If there is one thing that most Americans can agree on, it is that this year's presidential election campaign featured an endless stream of lies and falsehoods that have made normal politics effectively impossible. Unfortunately, those peddling a "Big Lie" sometimes have the advantage.

PRINCETON – The strange and dispiriting US presidential election campaign has been marked by an absence of substantive debate and a deluge of lies. As Joe Biden said of Donald Trump in the first televised debate, “The fact is that everything he’s saying so far is simply a lie. I’m not here to call out his lies. Everybody knows he’s a liar.”

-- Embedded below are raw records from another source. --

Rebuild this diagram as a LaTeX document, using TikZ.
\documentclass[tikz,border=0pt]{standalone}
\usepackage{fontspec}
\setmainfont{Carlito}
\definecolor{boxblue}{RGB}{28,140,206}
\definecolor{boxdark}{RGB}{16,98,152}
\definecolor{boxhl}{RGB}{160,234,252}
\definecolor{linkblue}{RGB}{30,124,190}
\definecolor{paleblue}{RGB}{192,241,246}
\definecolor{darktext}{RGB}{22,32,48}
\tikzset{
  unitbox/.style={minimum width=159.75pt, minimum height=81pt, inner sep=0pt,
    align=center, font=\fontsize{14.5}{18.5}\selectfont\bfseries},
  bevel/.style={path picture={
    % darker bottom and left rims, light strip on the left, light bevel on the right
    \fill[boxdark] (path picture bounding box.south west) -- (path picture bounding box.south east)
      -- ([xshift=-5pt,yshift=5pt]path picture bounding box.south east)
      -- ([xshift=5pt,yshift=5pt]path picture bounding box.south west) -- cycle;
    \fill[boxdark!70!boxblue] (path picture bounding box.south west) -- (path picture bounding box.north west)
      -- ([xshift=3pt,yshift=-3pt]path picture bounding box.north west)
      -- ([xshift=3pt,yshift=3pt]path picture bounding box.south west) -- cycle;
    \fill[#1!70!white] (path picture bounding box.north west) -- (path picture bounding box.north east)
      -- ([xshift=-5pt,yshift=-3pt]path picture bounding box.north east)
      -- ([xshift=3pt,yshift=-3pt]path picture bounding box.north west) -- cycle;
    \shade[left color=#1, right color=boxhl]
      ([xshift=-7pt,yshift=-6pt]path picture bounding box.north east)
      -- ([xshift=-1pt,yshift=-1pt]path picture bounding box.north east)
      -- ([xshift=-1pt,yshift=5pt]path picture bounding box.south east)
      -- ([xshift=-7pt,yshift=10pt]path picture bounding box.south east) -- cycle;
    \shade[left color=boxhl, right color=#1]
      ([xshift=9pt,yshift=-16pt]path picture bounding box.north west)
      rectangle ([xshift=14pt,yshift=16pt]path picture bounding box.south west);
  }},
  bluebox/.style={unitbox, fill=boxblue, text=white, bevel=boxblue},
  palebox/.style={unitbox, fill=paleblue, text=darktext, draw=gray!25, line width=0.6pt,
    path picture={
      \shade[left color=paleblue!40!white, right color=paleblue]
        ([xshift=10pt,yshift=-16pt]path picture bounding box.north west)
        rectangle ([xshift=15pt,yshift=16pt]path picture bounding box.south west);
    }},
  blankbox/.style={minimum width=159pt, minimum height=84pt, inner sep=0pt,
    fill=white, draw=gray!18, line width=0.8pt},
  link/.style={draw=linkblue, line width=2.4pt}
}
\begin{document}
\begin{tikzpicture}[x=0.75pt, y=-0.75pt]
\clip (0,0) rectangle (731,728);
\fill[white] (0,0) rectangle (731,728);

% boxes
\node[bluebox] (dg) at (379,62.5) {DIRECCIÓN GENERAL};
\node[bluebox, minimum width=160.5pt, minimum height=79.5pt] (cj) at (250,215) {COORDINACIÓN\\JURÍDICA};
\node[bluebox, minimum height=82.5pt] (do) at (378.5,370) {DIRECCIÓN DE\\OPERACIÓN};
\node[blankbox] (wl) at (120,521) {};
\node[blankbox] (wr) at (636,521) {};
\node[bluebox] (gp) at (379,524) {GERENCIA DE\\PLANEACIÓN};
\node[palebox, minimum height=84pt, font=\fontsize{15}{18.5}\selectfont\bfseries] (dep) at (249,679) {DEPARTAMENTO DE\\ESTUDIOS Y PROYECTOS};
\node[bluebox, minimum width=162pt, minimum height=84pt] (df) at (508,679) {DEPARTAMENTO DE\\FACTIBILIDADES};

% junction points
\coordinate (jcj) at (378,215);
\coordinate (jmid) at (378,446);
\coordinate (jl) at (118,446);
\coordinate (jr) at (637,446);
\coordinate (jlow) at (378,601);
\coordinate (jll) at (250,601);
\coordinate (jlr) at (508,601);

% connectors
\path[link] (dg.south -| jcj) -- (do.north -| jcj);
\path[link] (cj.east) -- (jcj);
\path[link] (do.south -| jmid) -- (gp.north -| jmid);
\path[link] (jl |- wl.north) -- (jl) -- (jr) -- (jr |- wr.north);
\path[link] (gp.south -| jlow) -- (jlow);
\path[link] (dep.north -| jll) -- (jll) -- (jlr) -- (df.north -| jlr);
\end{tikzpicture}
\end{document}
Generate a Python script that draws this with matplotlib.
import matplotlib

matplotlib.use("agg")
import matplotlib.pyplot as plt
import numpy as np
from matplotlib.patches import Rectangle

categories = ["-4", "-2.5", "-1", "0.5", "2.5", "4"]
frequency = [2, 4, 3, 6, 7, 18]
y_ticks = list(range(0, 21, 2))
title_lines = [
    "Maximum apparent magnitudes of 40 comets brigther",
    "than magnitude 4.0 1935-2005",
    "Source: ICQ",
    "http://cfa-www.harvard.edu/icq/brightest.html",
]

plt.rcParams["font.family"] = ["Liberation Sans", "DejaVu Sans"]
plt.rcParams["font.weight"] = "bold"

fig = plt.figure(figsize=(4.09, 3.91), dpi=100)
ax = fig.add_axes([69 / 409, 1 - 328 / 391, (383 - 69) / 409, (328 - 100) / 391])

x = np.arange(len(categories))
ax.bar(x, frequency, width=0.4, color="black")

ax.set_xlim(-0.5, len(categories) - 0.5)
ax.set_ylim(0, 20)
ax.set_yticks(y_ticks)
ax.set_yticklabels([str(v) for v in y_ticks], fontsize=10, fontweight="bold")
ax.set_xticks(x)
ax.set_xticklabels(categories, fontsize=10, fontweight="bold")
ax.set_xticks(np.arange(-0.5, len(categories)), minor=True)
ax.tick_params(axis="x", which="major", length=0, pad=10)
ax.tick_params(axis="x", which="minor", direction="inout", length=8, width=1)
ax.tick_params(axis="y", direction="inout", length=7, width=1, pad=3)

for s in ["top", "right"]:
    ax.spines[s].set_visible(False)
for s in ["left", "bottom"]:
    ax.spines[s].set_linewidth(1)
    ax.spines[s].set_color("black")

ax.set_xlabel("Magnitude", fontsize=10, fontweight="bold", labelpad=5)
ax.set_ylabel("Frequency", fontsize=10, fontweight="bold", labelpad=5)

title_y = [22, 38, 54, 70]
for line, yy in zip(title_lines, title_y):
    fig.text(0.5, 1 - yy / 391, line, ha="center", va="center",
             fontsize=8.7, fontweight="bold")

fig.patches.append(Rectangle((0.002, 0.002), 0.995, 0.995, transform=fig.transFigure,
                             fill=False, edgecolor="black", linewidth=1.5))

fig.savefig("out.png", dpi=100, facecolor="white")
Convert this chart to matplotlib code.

In politics, the more that lies are employed, the more grounds there are for each side to accuse the other of lying. A spiral of dishonesty ensues, making rational debate impossible. With each lie begetting more lies, normal politics comes to be replaced by a politics of exception. We know this because the phenomenon isn’t new or exclusive to the twenty-first century.

History is full of warnings for a society swamped by lies. Shakespeare described the problem brilliantly in his plays. In As You Like It, the court jester Touchstone describes a seven-stage increase in the vehemence of retorts: the fourth is the “Reproof Valiant; the fifth, the Countercheque Quarrelsome; the sixth, the Lie with Circumstance; the seventh, the Lie Direct.”